Any summer visitor to Italy cannot fail to see all the publicity for the annual sagras and festas. They are a fabulous opportunity to join the locals and enjoy typical food of the area very cheaply. When I first moved to our village of Pieve di Compresseto, near Gualdo Tadino, I was a tad intimidated by the thought of turning up at one but I soon discovered there’s nothing to it. And for the past three years I have helped prepare the dishes for our village festa.

The Festa dello Gnoccho is usually held on the first Friday, Saturday and Sunday in August in a purpose-built roofed area. Food preparation begins early each morning with a big group of helpers who have been kind enough to include my husband Brian and I in their happy band. The menu is the same each year and everything is home-made, from the sugo d’oca (goose sauce) for the gnocchi to the coratella d’agnello (a stew of finely chopped lamb’s liver in a savoury sauce) served with the local torta al testo bread. We all have aprons and caps and this year quite a few of the men wore frilly aprons just for a laugh. It’s fun to see our local polizziotto in a frilly pinny!
There is a huge cauldron outside where the potatoes are boiled. When they have been cooked they are brought through to us in the kitchen where we women remove the skins. The peeled potatoes are then passed to the team of men (including Brian) who put them through a mouli grater to make mash. This is then put on trays for the ladies experienced at mixing the mash with eggs and flour to make the dough. The mixture is passed round the rest of the team of ladies (about 14 or 15 around two large tables) who knead it into long sausage shapes and then chop them into small pieces. The children help to collect the gnocchi balls on to trays which are then left to rest before being partially cooked in large vats of boiling water. After cooling they are stored in a food safe (rather like the walk-in meat fridge in your local butcher’s) ready for the evening. Another vat is cooking the sugo, another the coratella, while another couple of ladies are chopping up tomatoes for the bruschetta. And of course there’s the washing-up to do. This process continues each morning of the sagra with the chief cooks arriving at the kitchen at around 7.30 and then continuing on till lunchtime. By 1pm everything is usually finished and we all sit down to a delicious lunch of – yes, you’ve guessed – gnocchi, followed by grilled pork steak and salad and wine. So it’s definitely worth the hard work! Most of the team also work in the kitchen in the evening doing the last-minute cooking for the festa-goers, while the younger ones who have been unable to take time off from work during the day, serve as waiters.
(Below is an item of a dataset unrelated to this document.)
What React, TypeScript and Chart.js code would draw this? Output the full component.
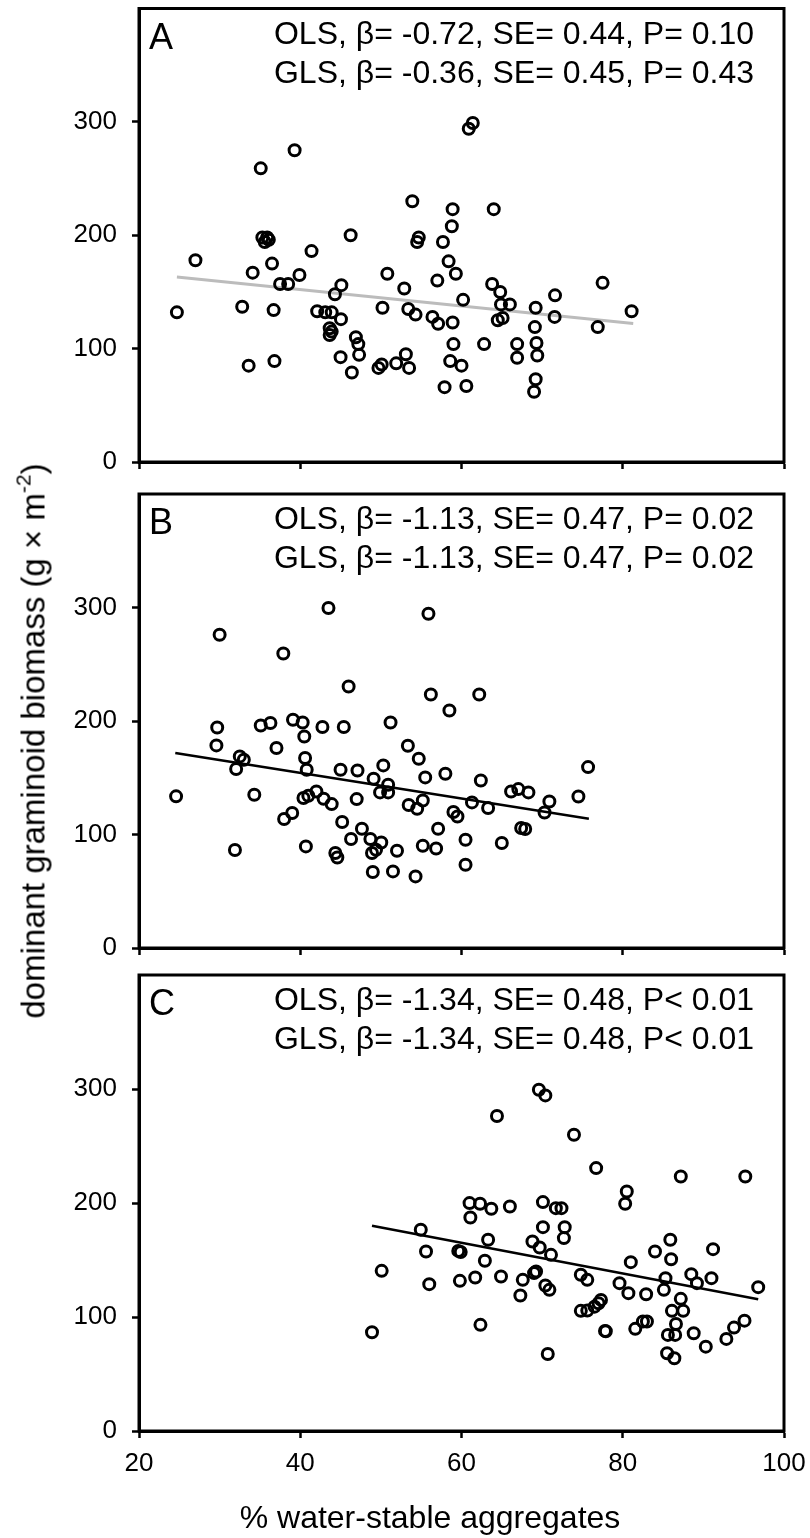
import React, { useEffect, useRef } from 'react';
import { Chart, registerables } from 'chart.js';

Chart.register(...registerables);

const FONT = '"Liberation Sans", Arial, Helvetica, sans-serif';

// ---------- text ----------
const panelLetters = ['A', 'B', 'C'];
const olsLabels = [
  'OLS, β= -0.72, SE= 0.44, P= 0.10',
  'OLS, β= -1.13, SE= 0.47, P= 0.02',
  'OLS, β= -1.34, SE= 0.48, P< 0.01',
];
const glsLabels = [
  'GLS, β= -0.36, SE= 0.45, P= 0.43',
  'GLS, β= -1.13, SE= 0.47, P= 0.02',
  'GLS, β= -1.34, SE= 0.48, P< 0.01',
];
const xTitle = '% water-stable aggregates';
const yTitleMain = 'dominant graminoid biomass (g × m';
const yTitleSup = '-2';
const xTicks = [20, 40, 60, 80, 100];
const yTicks = [0, 100, 200, 300];

// ---------- panel A ----------
const aggA = [24.7, 27.0, 32.8, 33.6, 34.1, 35.1, 35.3, 35.9, 35.6, 36.1, 36.5, 36.7, 36.8, 37.5, 38.5, 39.3, 39.9, 41.4, 42.1, 43.1, 43.9, 43.65, 43.9, 43.65, 44.3, 45.1, 45.05, 45.0, 46.25, 46.4, 46.9, 47.2, 47.3, 49.7, 50.1, 50.2, 50.8, 51.9, 52.9, 53.1, 53.4, 53.5, 53.9, 54.3, 54.5, 54.7, 56.4, 57.0, 57.1, 57.7, 57.9, 58.4, 58.6, 58.8, 58.9, 58.9, 59.0, 59.3, 60.0, 60.2, 60.6, 60.9, 61.4, 62.8, 63.8, 64.0, 64.8, 64.9, 66.0, 64.5, 65.1, 66.9, 66.9, 69.2, 69.1, 69.3, 69.4, 69.2, 69.0, 71.6, 71.55, 76.9, 77.5, 81.1];
const bioA = [132, 178, 137, 85, 167, 259, 198, 198, 194, 196, 175, 134, 89, 157, 157, 275, 165, 186, 133, 132, 132, 118, 115, 112, 148, 156, 126, 92.5, 200, 79, 110, 104, 94.5, 83, 86, 136, 166, 87, 153, 95, 135, 83, 230, 130, 194, 198, 128, 160, 122, 194, 66, 177, 89, 208, 223, 123, 104, 166, 85, 143, 67, 294, 299, 104, 157, 223, 150, 139, 139, 125, 127, 104, 92, 136, 119, 105, 94, 73, 62, 147, 128, 119, 158, 133];
const fitAx = [24.7, 81.3];
const fitAy = [163.2, 122.1];

// ---------- panel B ----------
const aggB = [24.6, 30.0, 29.7, 29.6, 31.9, 32.05, 32.5, 33.0, 34.3, 35.1, 36.3, 37.05, 37.9, 38.0, 39.0, 39.1, 40.3, 40.5, 40.6, 40.8, 40.4, 41.0, 40.7, 42.0, 42.75, 43.5, 42.9, 43.9, 44.35, 44.6, 45.0, 45.2, 45.4, 46.0, 46.3, 47.1, 47.0, 47.65, 48.7, 49.1, 48.9, 49.4, 50.05, 49.0, 50.3, 49.9, 50.9, 50.9, 51.2, 51.5, 52.0, 53.35, 53.45, 54.5, 54.7, 55.2, 55.5, 55.2, 55.9, 56.2, 54.3, 56.85, 57.1, 58.0, 58.5, 59.0, 59.5, 62.2, 60.5, 60.5, 61.3, 62.4, 63.3, 65.0, 66.15, 67.05, 68.3, 67.4, 67.9, 70.3, 70.9, 74.5, 75.7];
const bioB = [133.6, 276, 194.3, 178.5, 86.3, 157.7, 168.8, 165.9, 135, 196.1, 198.2, 176.2, 259.5, 113.6, 118.9, 201.1, 198.7, 186.4, 167.4, 157.1, 132.1, 134.1, 89.5, 137.9, 194.7, 299.5, 131.5, 126.8, 83.7, 79.8, 157.1, 111, 194.7, 230.4, 96, 156.4, 131.2, 105.1, 96, 149.1, 83.7, 86.6, 93, 66.9, 160.9, 137.1, 143.8, 137.1, 198.7, 67.5, 85.7, 178.2, 126, 122.7, 166.7, 130, 150.3, 90.1, 294.5, 223.4, 63.1, 87.7, 105.1, 153.5, 209.3, 119.8, 115.9, 223.4, 95.4, 73.4, 128.3, 147.6, 123.3, 92.5, 137.9, 140, 137.1, 105.7, 104.8, 119.4, 129.1, 133.5, 159.4];
const fitBx = [24.5, 75.8];
const fitBy = [171.8, 113.9];

// ---------- panel C ----------
const aggC = [48.9, 50.1, 54.95, 55.6, 56.0, 59.6, 59.9, 59.8, 69.6, 70.4, 64.4, 73.95, 76.7, 87.2, 95.2, 80.5, 80.3, 61.0, 62.3, 63.7, 61.1, 66.0, 70.1, 71.7, 72.4, 70.1, 72.8, 72.7, 63.3, 68.8, 69.7, 71.1, 62.9, 81.0, 84.0, 85.9, 86.0, 91.2, 61.7, 64.9, 67.3, 67.6, 69.0, 69.25, 70.4, 70.9, 74.8, 75.6, 74.8, 75.6, 76.5, 77.3, 77.0, 77.8, 77.9, 79.6, 80.7, 82.9, 81.55, 82.5, 83.0, 85.1, 85.3, 87.2, 87.5, 86.1, 86.6, 85.6, 86.5, 85.5, 86.4, 88.5, 89.2, 91.0, 88.8, 90.3, 92.85, 93.8, 95.1, 96.8, 62.35, 70.7];
const bioC = [86.6, 140.5, 176.5, 157.4, 128.8, 158, 157, 131.7, 299.4, 294.4, 276.3, 259.9, 230.6, 223.3, 223.3, 210.1, 199.3, 199.9, 199.3, 194.9, 187.3, 196.9, 200.8, 195.5, 195.5, 178.8, 178.8, 169.2, 167.7, 166.2, 160.9, 154.5, 149.3, 148.1, 157.4, 167.7, 150.7, 159.5, 134.6, 135.5, 118.8, 132.6, 138.5, 139.9, 127.6, 123.8, 137, 132.6, 105.4, 105.6, 109.1, 115, 112, 87.8, 87.5, 129.7, 120.9, 120, 89.6, 96, 96, 123.8, 134.1, 115.9, 105.4, 105.4, 93.9, 84.3, 84.3, 68.2, 63.8, 137.6, 129.7, 134.1, 85.8, 74, 80.8, 90.7, 96.8, 126.2, 93.1, 67.6];
const fitCx = [48.9, 96.8];
const fitCy = [180.0, 115.6];

const fitColors = ['#bcbcbc', '#000000', '#000000'];

type PanelDef = {
  idx: number;
  xs: number[];
  ys: number[];
  fx: number[];
  fy: number[];
  top: number;
  height: number;
  padTop: number;
  xAxisHeight: number;
  showXLabels: boolean;
};

// canvases may overlap (they are transparent)
const panels: PanelDef[] = [
  { idx: 0, xs: aggA, ys: bioA, fx: fitAx, fy: fitAy, top: 0, height: 494, padTop: 8, xAxisHeight: 32, showXLabels: false },
  { idx: 1, xs: aggB, ys: bioB, fx: fitBx, fy: fitBy, top: 480, height: 500, padTop: 14, xAxisHeight: 32, showXLabels: false },
  { idx: 2, xs: aggC, ys: bioC, fx: fitCx, fy: fitCy, top: 966, height: 572, padTop: 9, xAxisHeight: 107, showXLabels: true },
];

function decorPlugin(idx: number) {
  return {
    id: 'panelDecor' + idx,
    afterDraw(chart: any) {
      const { ctx, chartArea: a } = chart;
      ctx.save();
      ctx.strokeStyle = '#000';
      ctx.lineWidth = 3;
      ctx.strokeRect(a.left, a.top, a.right - a.left, a.bottom - a.top);
      ctx.fillStyle = '#000';
      ctx.textBaseline = 'alphabetic';
      ctx.font = `36px ${FONT}`;
      ctx.textAlign = 'left';
      ctx.fillText(panelLetters[idx], a.left + 10, a.top + 40);
      ctx.font = `32px ${FONT}`;
      ctx.textAlign = 'right';
      ctx.fillText(olsLabels[idx], a.right - 30, a.top + 35);
      ctx.fillText(glsLabels[idx], a.right - 30, a.top + 74);
      ctx.restore();
    },
  };
}

function Panel({ def }: { def: PanelDef }) {
  const ref = useRef<HTMLCanvasElement>(null);
  useEffect(() => {
    const canvas = ref.current;
    if (!canvas) return;
    const gridOpts = {
      drawOnChartArea: false,
      drawTicks: true,
      tickLength: 7,
      tickWidth: 2.5,
      color: '#000',
    };
    const borderOpts = { display: true, color: '#000', width: 3 };
    const chart = new Chart(canvas, {
      type: 'scatter',
      data: {
        datasets: [
          {
            type: 'line',
            data: def.fx.map((x, i) => ({ x, y: def.fy[i] })),
            borderColor: fitColors[def.idx],
            borderWidth: def.idx === 0 ? 3 : 2.5,
            pointRadius: 0,
            fill: false,
            order: 2,
          } as any,
          {
            type: 'scatter',
            data: def.xs.map((x, i) => ({ x, y: def.ys[i] })),
            pointStyle: 'circle',
            pointRadius: 5.5,
            pointBorderWidth: 3,
            pointBorderColor: '#000',
            pointBackgroundColor: 'rgba(0,0,0,0)',
            order: 1,
          } as any,
        ],
      },
      options: {
        animation: false,
        responsive: false,
        maintainAspectRatio: false,
        layout: { padding: { top: def.padTop, right: 26, left: 0, bottom: 0 } },
        plugins: { legend: { display: false }, tooltip: { enabled: false } },
        scales: {
          x: {
            type: 'linear',
            min: xTicks[0],
            max: xTicks[xTicks.length - 1],
            afterBuildTicks: (s: any) => {
              s.ticks = xTicks.map((v) => ({ value: v }));
            },
            ticks: {
              display: def.showXLabels,
              color: '#000',
              font: { size: 26, family: FONT },
              padding: 10,
              maxRotation: 0,
              autoSkip: false,
            },
            grid: gridOpts,
            border: borderOpts,
            afterFit: (s: any) => {
              s.height = def.xAxisHeight;
              s.paddingLeft = 0;
              s.paddingRight = 0;
              s.paddingTop = 0;
              s.paddingBottom = 0;
            },
          },
          y: {
            type: 'linear',
            min: 0,
            max: 400,
            afterBuildTicks: (s: any) => {
              s.ticks = yTicks.map((v) => ({ value: v }));
            },
            ticks: {
              color: '#000',
              font: { size: 26, family: FONT },
              padding: 15,
              autoSkip: false,
            },
            grid: gridOpts,
            border: borderOpts,
            afterFit: (s: any) => {
              s.width = 139;
              s.paddingTop = 0;
              s.paddingBottom = 0;
              s.paddingLeft = 0;
              s.paddingRight = 0;
            },
          },
        },
      } as any,
      plugins: [decorPlugin(def.idx)],
    });
    return () => chart.destroy();
  }, [def]);
  return (
    <canvas
      ref={ref}
      width={810}
      height={def.height}
      style={{ position: 'absolute', left: 0, top: def.top, width: 810, height: def.height }}
    />
  );
}

export default function App() {
  return (
    <div
      style={{
        position: 'absolute',
        left: 0,
        top: 0,
        width: 810,
        height: 1538,
        background: '#fff',
        overflow: 'hidden',
        fontFamily: FONT,
        color: '#000',
      }}
    >
      {panels.map((p) => (
        <Panel key={p.idx} def={p} />
      ))}
      <div
        style={{
          position: 'absolute',
          left: 35,
          top: 741,
          transform: 'translate(-50%, -50%) rotate(-90deg)',
          whiteSpace: 'nowrap',
          fontSize: 33,
          lineHeight: '33px',
        }}
      >
        {yTitleMain}
        <span style={{ fontSize: 21, position: 'relative', top: -14 }}>{yTitleSup}</span>)
      </div>
      <div
        style={{
          position: 'absolute',
          left: 430,
          top: 1501,
          transform: 'translateX(-50%)',
          whiteSpace: 'nowrap',
          fontSize: 32,
          lineHeight: '32px',
        }}
      >
        {xTitle}
      </div>
    </div>
  );
}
It’s an incredible feat when you consider that on the most popular night – the Saturday – more than 1000 people are fed.

Most villages, large or small, will have a summer festa. When you arrive, you usually queue up at the cash desk to choose your food and wine from the pre-printed list, then find a place to sit at one of the long tables provided, many already crowded with happy festagoers, to wait for the food to be brought. They are, as with most social events in Italy, for all ages from babes in arms to the very elderly. I am always amazed the way everyone knows how to dance. But then it’s understandable when you see dads teaching daughters, mums dancing with sons and older children teaching younger ones. All the men are accomplished and even when one of the line-type dances start you will see even old men getting up on their own to take part! No self-consciousness here. Dress code can be anything from shorts to full-length floaty dresses worn with loads of jewellery. Footwear – and remember, you’re usually dancing on a concrete area that normally serves as a playground or sports area – varies from trainers to stiletto heels. Beware if you have accommodation near the sagra – the music can sometimes go on to 3am, with the jolly, slightly old-fashioned music provided by enthusiastic bands of anything from one man with a synthesiser to a group of up to 10 musicians/singers. Of course the female singers are always beautiful, tanned with long hair, long legs and very short skirts! But for us, the most memorable part of our village’s summer festa is the remarkable experience of being part of it and made to feel welcome despite our lack of language skills!